Task material:
══════════
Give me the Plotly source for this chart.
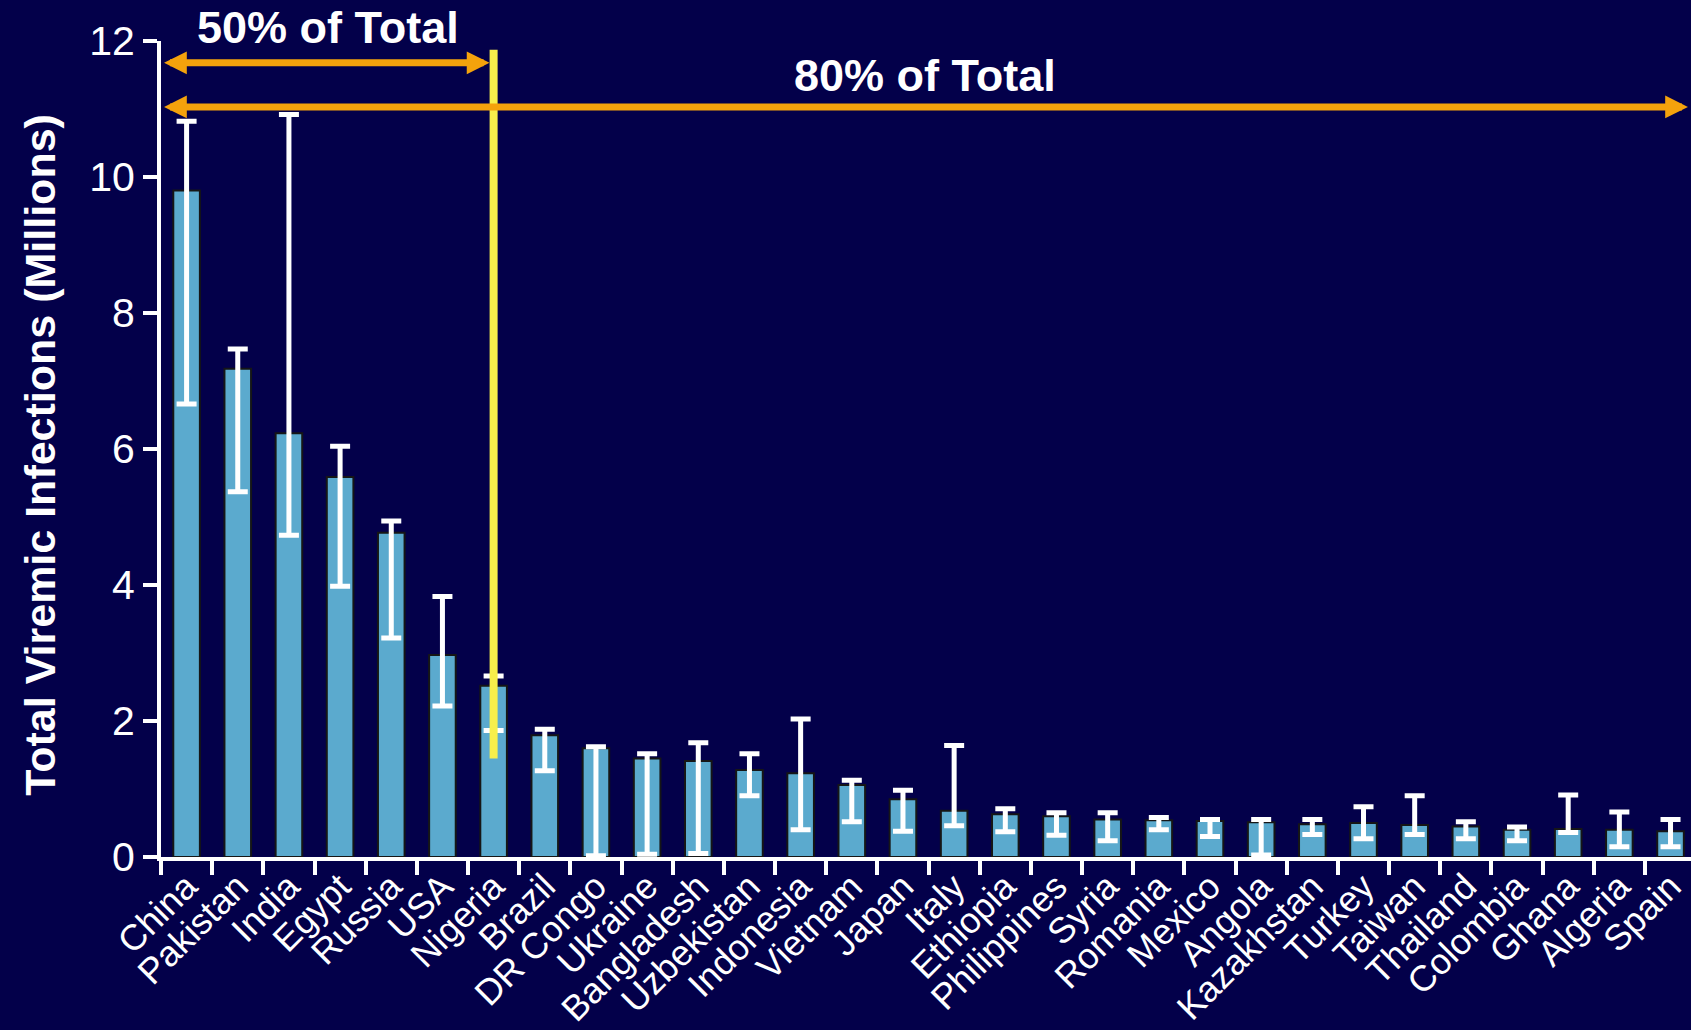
══════════
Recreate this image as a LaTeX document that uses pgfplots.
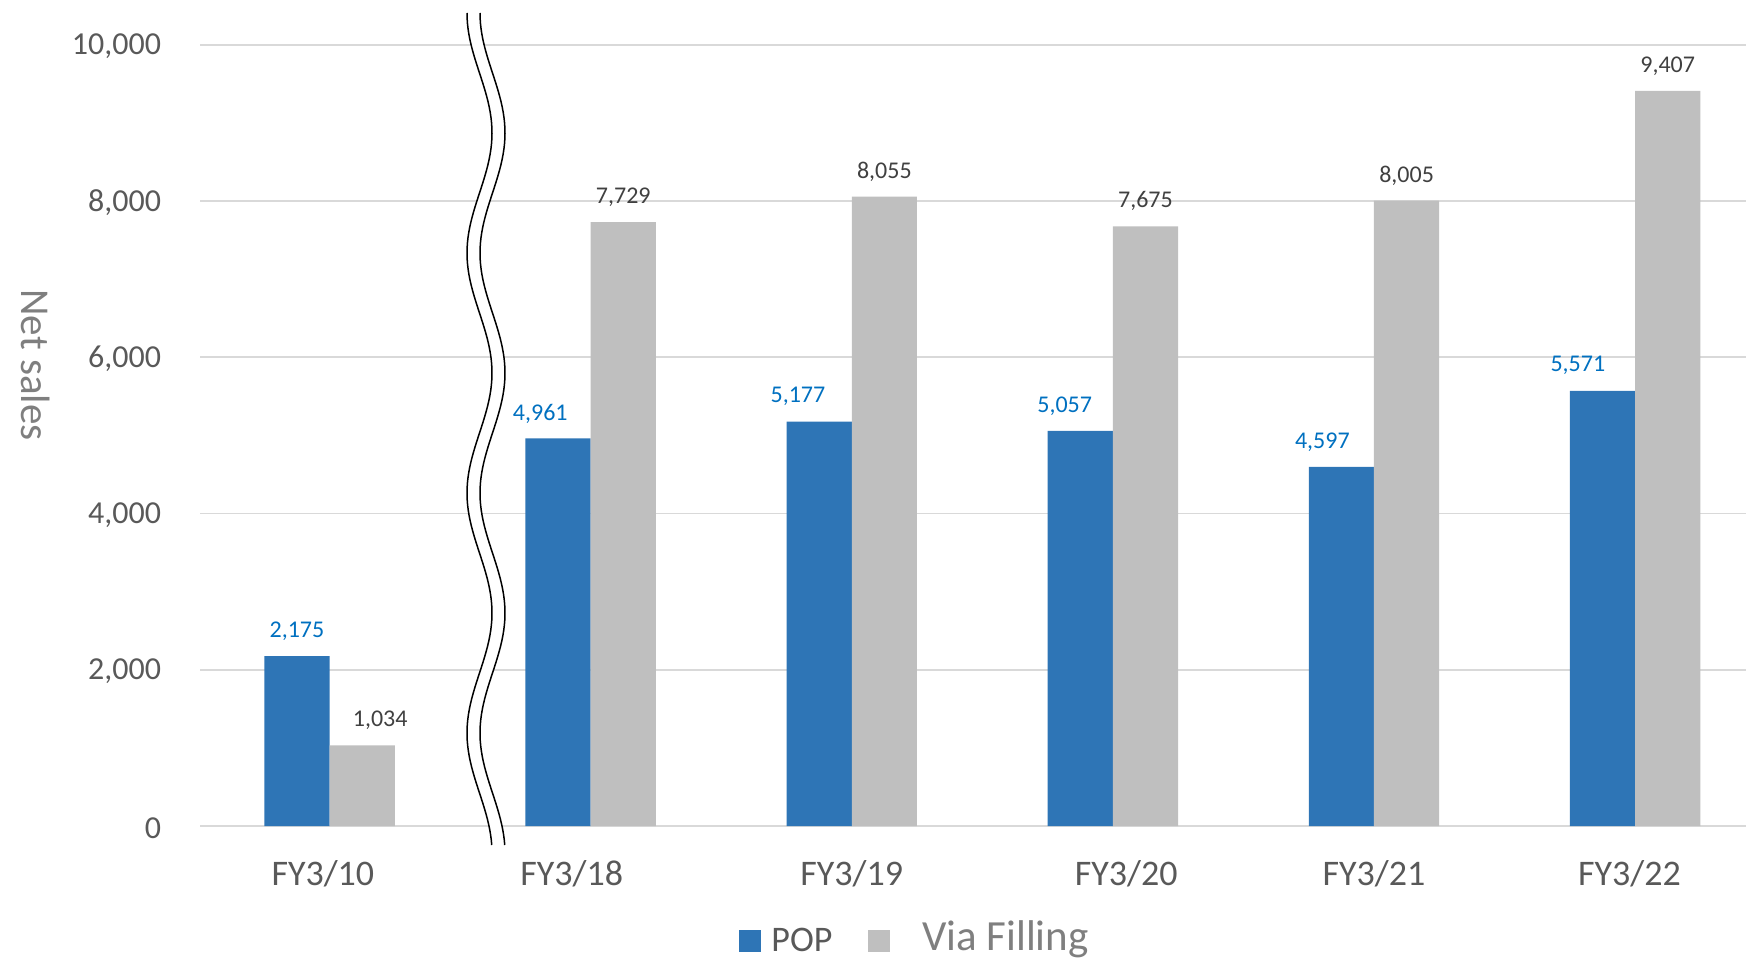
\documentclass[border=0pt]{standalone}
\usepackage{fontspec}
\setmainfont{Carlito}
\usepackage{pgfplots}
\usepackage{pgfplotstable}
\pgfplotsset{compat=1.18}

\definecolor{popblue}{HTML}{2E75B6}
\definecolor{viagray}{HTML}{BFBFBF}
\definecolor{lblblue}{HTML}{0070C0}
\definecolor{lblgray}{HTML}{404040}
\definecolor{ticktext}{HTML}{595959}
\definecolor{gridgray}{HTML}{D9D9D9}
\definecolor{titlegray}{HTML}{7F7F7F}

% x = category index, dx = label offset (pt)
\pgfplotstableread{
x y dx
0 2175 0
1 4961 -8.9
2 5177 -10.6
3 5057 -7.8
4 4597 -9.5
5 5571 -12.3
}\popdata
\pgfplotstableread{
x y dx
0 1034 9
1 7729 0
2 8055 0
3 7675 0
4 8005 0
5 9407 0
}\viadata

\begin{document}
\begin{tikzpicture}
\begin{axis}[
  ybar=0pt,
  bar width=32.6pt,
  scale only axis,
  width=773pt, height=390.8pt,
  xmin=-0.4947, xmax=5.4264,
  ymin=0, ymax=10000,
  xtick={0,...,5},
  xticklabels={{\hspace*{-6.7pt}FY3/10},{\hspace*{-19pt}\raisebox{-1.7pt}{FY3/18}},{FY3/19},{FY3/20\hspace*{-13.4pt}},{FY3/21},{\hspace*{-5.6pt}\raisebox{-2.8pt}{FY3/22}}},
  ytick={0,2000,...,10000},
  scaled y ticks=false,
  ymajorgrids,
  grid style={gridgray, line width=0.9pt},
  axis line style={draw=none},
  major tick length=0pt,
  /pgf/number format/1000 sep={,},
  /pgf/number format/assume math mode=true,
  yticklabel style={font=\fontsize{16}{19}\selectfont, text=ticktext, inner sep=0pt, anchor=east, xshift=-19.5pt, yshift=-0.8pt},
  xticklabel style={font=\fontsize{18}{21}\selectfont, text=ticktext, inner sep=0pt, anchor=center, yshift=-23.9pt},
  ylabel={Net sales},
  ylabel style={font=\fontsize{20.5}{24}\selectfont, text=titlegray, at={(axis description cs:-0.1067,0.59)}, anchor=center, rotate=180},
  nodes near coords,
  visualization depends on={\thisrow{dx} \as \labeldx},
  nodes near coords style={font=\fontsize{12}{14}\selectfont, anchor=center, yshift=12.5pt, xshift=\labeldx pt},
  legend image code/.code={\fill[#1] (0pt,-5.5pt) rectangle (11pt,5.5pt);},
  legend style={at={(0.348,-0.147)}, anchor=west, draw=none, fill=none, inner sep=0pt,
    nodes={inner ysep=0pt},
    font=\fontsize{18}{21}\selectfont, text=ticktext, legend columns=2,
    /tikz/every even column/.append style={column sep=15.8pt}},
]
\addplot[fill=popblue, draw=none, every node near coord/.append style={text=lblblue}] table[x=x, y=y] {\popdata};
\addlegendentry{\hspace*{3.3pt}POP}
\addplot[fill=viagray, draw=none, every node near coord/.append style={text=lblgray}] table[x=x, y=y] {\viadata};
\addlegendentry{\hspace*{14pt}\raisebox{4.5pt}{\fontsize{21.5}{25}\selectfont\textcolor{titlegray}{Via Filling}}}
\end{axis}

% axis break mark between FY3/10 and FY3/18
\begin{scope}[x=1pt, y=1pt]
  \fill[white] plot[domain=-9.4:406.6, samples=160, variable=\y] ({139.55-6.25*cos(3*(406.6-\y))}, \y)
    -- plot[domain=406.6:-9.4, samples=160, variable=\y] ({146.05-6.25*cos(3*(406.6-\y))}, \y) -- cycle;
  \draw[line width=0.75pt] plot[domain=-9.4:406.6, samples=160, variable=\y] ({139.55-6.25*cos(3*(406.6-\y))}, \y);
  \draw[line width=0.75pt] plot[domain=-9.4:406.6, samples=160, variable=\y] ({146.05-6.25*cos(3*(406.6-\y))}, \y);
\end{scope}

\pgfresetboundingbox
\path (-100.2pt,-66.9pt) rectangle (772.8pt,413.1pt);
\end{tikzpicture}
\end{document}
══════════
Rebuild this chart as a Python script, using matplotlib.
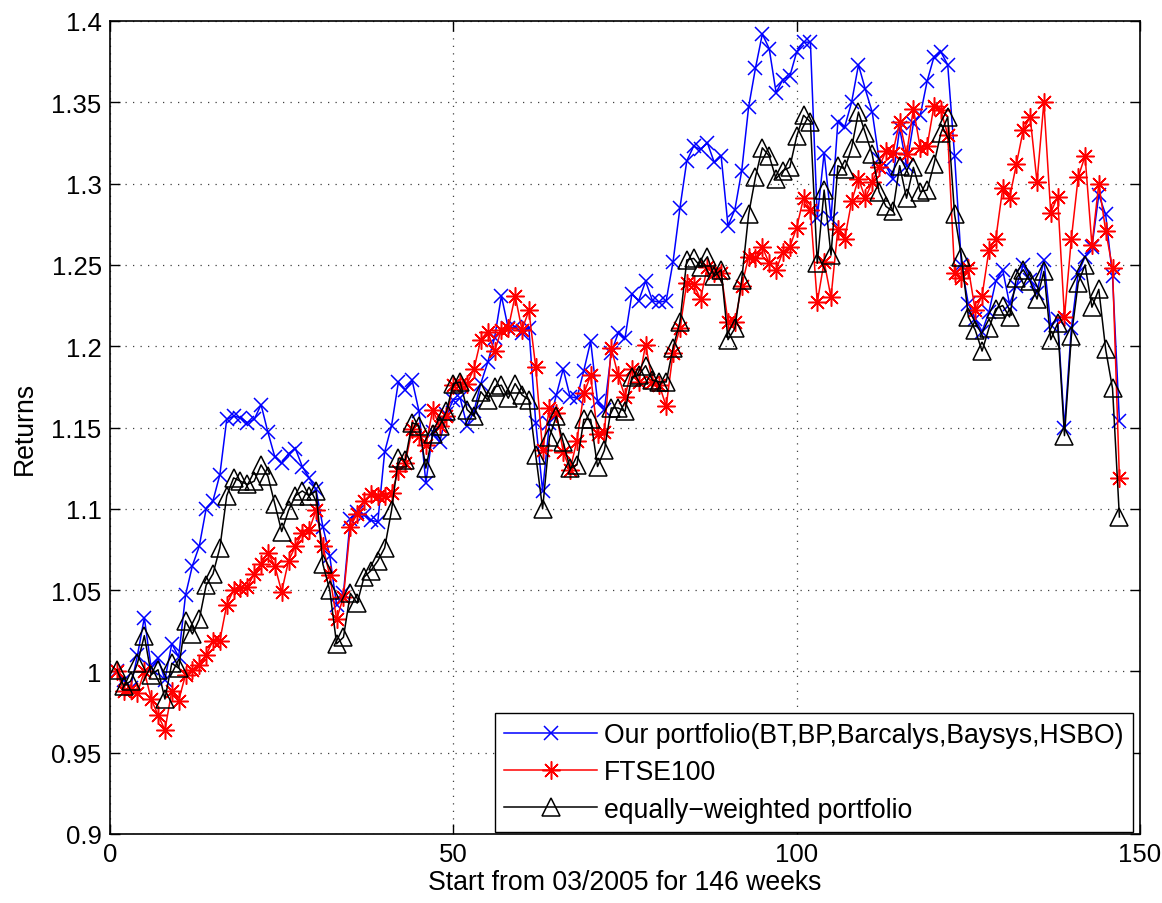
══════════
Directions:
Copy each line of the listing that includes "image".

Solved problem:
Recreate this image as a LaTeX document that uses pgfplots.
  legend image code/.code={\fill[#1] (0pt,-5.5pt) rectangle (11pt,5.5pt);},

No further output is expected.